Case ID: bta_21/html/1092-01.html
Source: Caselaw Access Project
Author: {"author": "MaRquette:", "license": "Public Domain", "url": "https://static.case.law/"}
Date Created: 2024-08-24T03:29:51.129683

Anaheim Sugar Co., Petitioner, v. Commissioner of Internal Revenue, Respondent.
    Docket No. 13521.
    Promulgated January 8, 1931.
    
      M. F. Mitchell, Esq., and George G. Witter, Esq., for the petitioner.
    
      J. Arthur Adams, Esq., for the respondent.
   OPINION.

MaRquette:

At the hearing counsel for the parties hereto stipulated that in computing its net income for the year 1920 the petitioner is entitled to deduct $120,989 for the exhaustion, wear and tear of its assets, and $45,000 on account of salary paid to its president in that year.

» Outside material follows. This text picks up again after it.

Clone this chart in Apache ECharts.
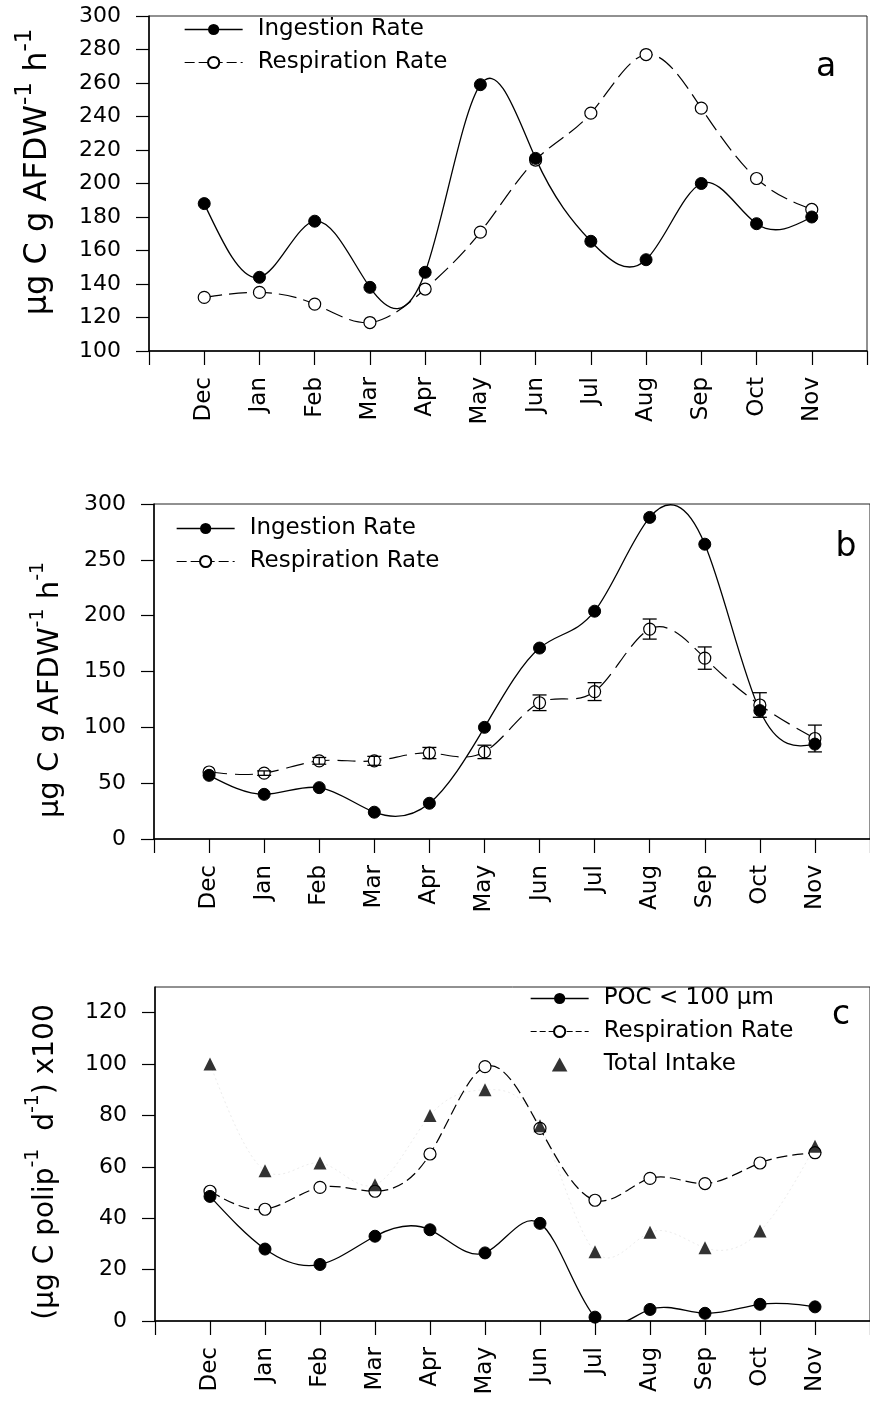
<!DOCTYPE html>
<html><head><meta charset="utf-8">
<script src="https://cdn.jsdelivr.net/npm/echarts@6/dist/echarts.min.js"></script>
<style>html,body{margin:0;padding:0;background:#fff}#c{width:870px;height:1401px}</style>
</head><body><div id="c"></div>
<script>
const months = ['Dec','Jan','Feb','Mar','Apr','May','Jun','Jul','Aug','Sep','Oct','Nov'];
const aIngestion = [188,144,177.5,138,147,259,215,165.5,154.5,200,176,180];
const aRespiration = [132,135,128,117,137,171,214,242,277,245,203,184.5];
const bIngestion = [57,40,46,24,32,100,171,204,288,264,115,85];
const bRespiration = [60,59,70,70,77,78,122,132,188,162,120,90];
const bRespError = [0,2,3,4,5,6,7,8,9,10,11,12];
const cPOC = [48.5,28,22,33,35.5,26.5,38,1.5,4.5,3,6.5,5.5];
const cRespiration = [50.5,43.5,52,50.5,65,99,75,47,55.5,53.5,61.5,65.5];
const cTotalIntake = [100,58.5,61.5,53,80,90,76,27,34.5,28.5,35,68];

const FONT = "'DejaVu Sans', Verdana, sans-serif";
const pts = arr => arr.map((v, i) => [i, v]);

const chart = echarts.init(document.getElementById('c'), null, {renderer: 'canvas'});

function xAx(gi) {
  return {
    gridIndex: gi, type: 'value', min: -1, max: 12, interval: 1,
    axisLine: {show: true, onZero: false, lineStyle: {color: '#000', width: 1.5}},
    axisTick: {show: true, length: 14, lineStyle: {color: '#000', width: 1.2}},
    axisLabel: {rotate: 90, margin: 26, fontSize: 23, color: '#000', fontFamily: FONT,
      formatter: v => months[v] || ''},
    splitLine: {show: false}
  };
}
function yAx(gi, min, max, interval) {
  return {
    gridIndex: gi, type: 'value', min: min, max: max, interval: interval,
    axisLine: {show: true, onZero: false, lineStyle: {color: '#000', width: 1.5}},
    axisTick: {show: true, length: 13, lineStyle: {color: '#000', width: 1.2}},
    axisLabel: {margin: 28, fontSize: 22, color: '#000', fontFamily: FONT, showMaxLabel: max % interval === 0},
    splitLine: {show: false}
  };
}

// natural cubic spline drawn in pixel space through the library-mapped data points
function splinePathData(P) {
  const n = P.length;
  if (n < 2) return '';
  const h = [];
  for (let i = 0; i < n - 1; i++) h[i] = P[i + 1][0] - P[i][0];
  const a = [], b = [], c = [], d = [];
  for (let i = 0; i < n; i++) {
    if (i === 0 || i === n - 1) { a[i] = 0; b[i] = 1; c[i] = 0; d[i] = 0; }
    else {
      a[i] = h[i - 1]; b[i] = 2 * (h[i - 1] + h[i]); c[i] = h[i];
      d[i] = 6 * ((P[i + 1][1] - P[i][1]) / h[i] - (P[i][1] - P[i - 1][1]) / h[i - 1]);
    }
  }
  for (let i = 1; i < n; i++) {
    const m = a[i] / b[i - 1];
    b[i] -= m * c[i - 1];
    d[i] -= m * d[i - 1];
  }
  const M = new Array(n);
  M[n - 1] = d[n - 1] / b[n - 1];
  for (let i = n - 2; i >= 0; i--) M[i] = (d[i] - c[i] * M[i + 1]) / b[i];
  let s = 'M' + P[0][0] + ',' + P[0][1];
  for (let i = 0; i < n - 1; i++) {
    const hh = h[i], y0 = P[i][1], y1 = P[i + 1][1];
    const sl = (y1 - y0) / hh;
    const d0 = sl - hh * (2 * M[i] + M[i + 1]) / 6;
    const d1 = sl + hh * (M[i] + 2 * M[i + 1]) / 6;
    s += 'C' + (P[i][0] + hh / 3) + ',' + (y0 + d0 * hh / 3) + ',' +
         (P[i + 1][0] - hh / 3) + ',' + (y1 - d1 * hh / 3) + ',' + P[i + 1][0] + ',' + y1;
  }
  return s;
}
const spline = (data, xi, color, width, dash, z) => ({
  type: 'custom', xAxisIndex: xi, yAxisIndex: xi, silent: true, z, clip: true,
  data: pts(data),
  renderItem: (params, api) => {
    if (params.dataIndexInside !== 0) return null;
    const P = [];
    for (let j = 0; j < params.dataInsideLength; j++) P.push(api.coord([api.value(0, j), api.value(1, j)]));
    return {type: 'path', shape: {pathData: splinePathData(P)},
      style: {fill: 'none', stroke: color, lineWidth: width, lineDash: dash}};
  }
});
const filled = (name, data, xi) => ({
  name, type: 'line', xAxisIndex: xi, yAxisIndex: xi, data: pts(data),
  symbol: 'circle', symbolSize: 12, z: 4,
  itemStyle: {color: '#000', borderColor: '#000'},
  lineStyle: {color: '#000', width: 1.3, opacity: 0}
});
const open = (name, data, xi) => ({
  name, type: 'line', xAxisIndex: xi, yAxisIndex: xi, data: pts(data),
  symbol: 'circle', symbolSize: 12, z: 3,
  itemStyle: {color: '#fff', borderColor: '#000', borderWidth: 1.2},
  lineStyle: {color: '#000', width: 1.2, opacity: 0}
});
const solidItem = name => ({name, lineStyle: {opacity: 1, color: '#000', width: 1.3, type: 'solid'}});
const dashItem = (name, dash) => ({name, lineStyle: {opacity: 1, color: '#000', width: 1.2, type: dash}});
const legendBase = (left, top, items) => ({
  left, top, orient: 'vertical', itemWidth: 58, itemHeight: 14, itemGap: 10, padding: 0,
  data: items, symbolKeepAspect: true,
  textStyle: {fontSize: 23, color: '#000', fontFamily: FONT, padding: [0, 0, 0, 10]},
  selectedMode: false
});
const title = (x, y, text, size, supSize) => ({
  type: 'text', x, y, rotation: Math.PI / 2,
  style: {
    text, align: 'center', verticalAlign: 'middle',
    rich: {
      m: {fontSize: size, fontFamily: FONT, fill: '#000', lineHeight: size, verticalAlign: 'bottom'},
      s: {fontSize: supSize, fontFamily: FONT, fill: '#000', lineHeight: supSize, padding: [0, 0, 17, 0], verticalAlign: 'bottom'}
    }
  }
});
const letter = (x, y, t) => ({
  type: 'text', x, y, style: {text: t, fontSize: 33, fontFamily: FONT, fill: '#000', align: 'center', verticalAlign: 'middle'}
});

const option = {
  animation: false,
  backgroundColor: '#fff',
  textStyle: {fontFamily: FONT, color: '#000'},
  grid: [
    {left: 149, top: 16, width: 718, height: 335, show: true, borderColor: '#222', borderWidth: 1},
    {left: 154, top: 504, width: 720, height: 335, show: true, borderColor: '#222', borderWidth: 1},
    {left: 155, top: 987, width: 723, height: 334, show: true, borderColor: '#222', borderWidth: 1}
  ],
  xAxis: [xAx(0), xAx(1), xAx(2)],
  yAxis: [yAx(0, 100, 300, 20), yAx(1, 0, 300, 50), yAx(2, 0, 130, 20)],
  legend: [
    legendBase(184, 18, [solidItem('Ingestion Rate'), dashItem('Respiration Rate', [10, 4])]),
    legendBase(176, 517, [solidItem('Ingestion Rate'), dashItem('Respiration Rate', [10, 4])]),
    legendBase(530, 987, [solidItem('POC < 100 µm'), dashItem('Respiration Rate', [6, 3]),
      {name: 'Total Intake', icon: 'path://M5,0 L10,9 L0,9 Z'}])
  ],
  series: [
    spline(aRespiration, 0, '#000', 1.2, [18, 7], 2),
    spline(aIngestion, 0, '#000', 1.3, null, 2),
    open('Respiration Rate', aRespiration, 0),
    filled('Ingestion Rate', aIngestion, 0),

    spline(bRespiration, 1, '#000', 1.2, [18, 8], 2),
    spline(bIngestion, 1, '#000', 1.3, null, 2),
    open('Respiration Rate', bRespiration, 1),
    filled('Ingestion Rate', bIngestion, 1),
    {
      type: 'custom', xAxisIndex: 1, yAxisIndex: 1, z: 6, silent: true,
      data: bRespiration.map((v, i) => [i, v - bRespError[i], v + bRespError[i]]),
      renderItem: (params, api) => {
        const lo = api.coord([api.value(0), api.value(1)]);
        const hi = api.coord([api.value(0), api.value(2)]);
        if (Math.abs(lo[1] - hi[1]) < 1) return null;
        const w = 7, st = {stroke: '#000', lineWidth: 1.3};
        return {type: 'group', children: [
          {type: 'line', shape: {x1: lo[0], y1: lo[1], x2: hi[0], y2: hi[1]}, style: st},
          {type: 'line', shape: {x1: lo[0] - w, y1: lo[1], x2: lo[0] + w, y2: lo[1]}, style: st},
          {type: 'line', shape: {x1: hi[0] - w, y1: hi[1], x2: hi[0] + w, y2: hi[1]}, style: st}
        ]};
      }
    },

    spline(cTotalIntake, 2, '#ececec', 1, [2, 3], 1),
    spline(cRespiration, 2, '#000', 1.2, [11, 5], 2),
    spline(cPOC, 2, '#000', 1.3, null, 2),
    open('Respiration Rate', cRespiration, 2),
    filled('POC < 100 µm', cPOC, 2),
    {
      name: 'Total Intake', type: 'scatter', xAxisIndex: 2, yAxisIndex: 2, data: pts(cTotalIntake),
      symbol: 'triangle', symbolSize: 13, z: 5, itemStyle: {color: '#000'}
    }
  ],
  graphic: [
    title(38, 172, '{m|µg C g AFDW}{s|-1}{m| h}{s|-1}', 32, 23),
    title(50, 690, '{m|µg C g AFDW}{s|-1}{m| h}{s|-1}', 29, 19),
    title(46, 1162, '{m|(µg C polip}{s|-1}{m|  d}{s|-1}{m|) x100}', 28, 19),
    letter(826, 67, 'a'),
    letter(846, 547, 'b'),
    letter(841, 1015, 'c')
  ]
};
chart.setOption(option);
</script></body></html>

The petitioner’s income as heretofore determined by the respondent will be adjusted accordingly.

The only other question raised by the record is whether the amount of $105,800 received by the Aldrich Land Co. in 1920, as set forth in the findings of fact, constituted taxable income to the petitioner.

It appears to be the position of the respondent that the Aldrich Land Co. did not have title to the Borchard Ranch in 1920, but that title was held by the Walberg-Dozier Land Co. in trust for the petitioner and that, therefore, the rentals in question belonged to the petitioner and constituted a part of its income. We are unable, in the light of the facts disclosed by the record, to agree with the respondent. The evidence establishes that while the option to purchase the Borchard Ranch was taken by the Walberg-Dozier Land Co. in trust for the petitioner, the purchase price, when the option was exercised, was paid by the Aldrich Land Co. with $135,000 cash advanced to it by the petitioner and by the assumption of a mortgage for $200,000, and that two days later the title was conveyed to the Aldrich Land Co. by the Walberg-Dozier Land Co., in the name of which title was first taken; and there is nothing in the record to indicate that the Aldrich Land Co. held the land in trust for, or for the benefit of, any other corporation or person. The fact that the deed to the Aldrich Land Co. was not recorded until 1922 has been satisfactorily explained and does not affect the legal aspect of the situation. Since the land belonged to the Aldrich Land Co. on and after August 23, 1920, the rentals received in October of that year belonged to that company and constituted income to it.

While these rentals were income to the Aldrich Land Co., we must consider whether they may, nevertheless, be taxed to the petitioner, which was the owner of all of the capital stock of the Aldrich Land Co. Section 240 of the Revenue Act of 1918 provides that:

Sec. 240. (a). That corporations which are affiliated within the meaning of this section shall, under regulations to be prescribed by the Commissioner with the approval of the Secretary, make a consolidated return of net income and invested capital for the purposes of this title and Title III, and the taxes thereunder shall be computed and determined upon the basis of such return; * * *
In any case in which a tax is assessed upon the basis of a consolidated return, the total tax shall be computed in the first instance as a unit, and shall then be* assessed upon the respective affiliated corporations in such proportions as may be agreed upon among them, or, in the absence of any such agreement, then on the basis of the net income properly assignable to each. * * *
(b) For the purpose of this section two or more domestic corporations shall be deemed to be affiliated (1) if one corporation owns directly or controls through closely' affiliated interests or by a nominee or nominees substantially all the stock of the other or others, or (2) if substantially all the stock of two or more corporations is owned or controlled by the same interests.

The petitioner and the Aldrich Land Co. were affiliated during 1920 within the meaning of the section of the statute quoted and they properly, pursuant to the requirements of that statute, filed a consolidated return of income and invested capital. But they did not enter into any agreement as to the allocation of the tax liability shown on the consolidated return. It therefore became the duty of the respondent to compute the taxes upon the basis of the consolidated return and assess them against the two companies on the basis of the net income properly assignable to each. Cincinnati Mining Co., 8 B. T. A. 79; Aragon Mills, 17 B. T. A. 257. It follows that while in that situation the rentals received by the Aldrich Land Co. from the lessees of the Borchard Ranch constituted income to that company, which should be reported on the consolidated return of the petitioner and the Aldrich Land Co., they are not taxable to the petitioner'.

Judgment will be entered wider Rule,50.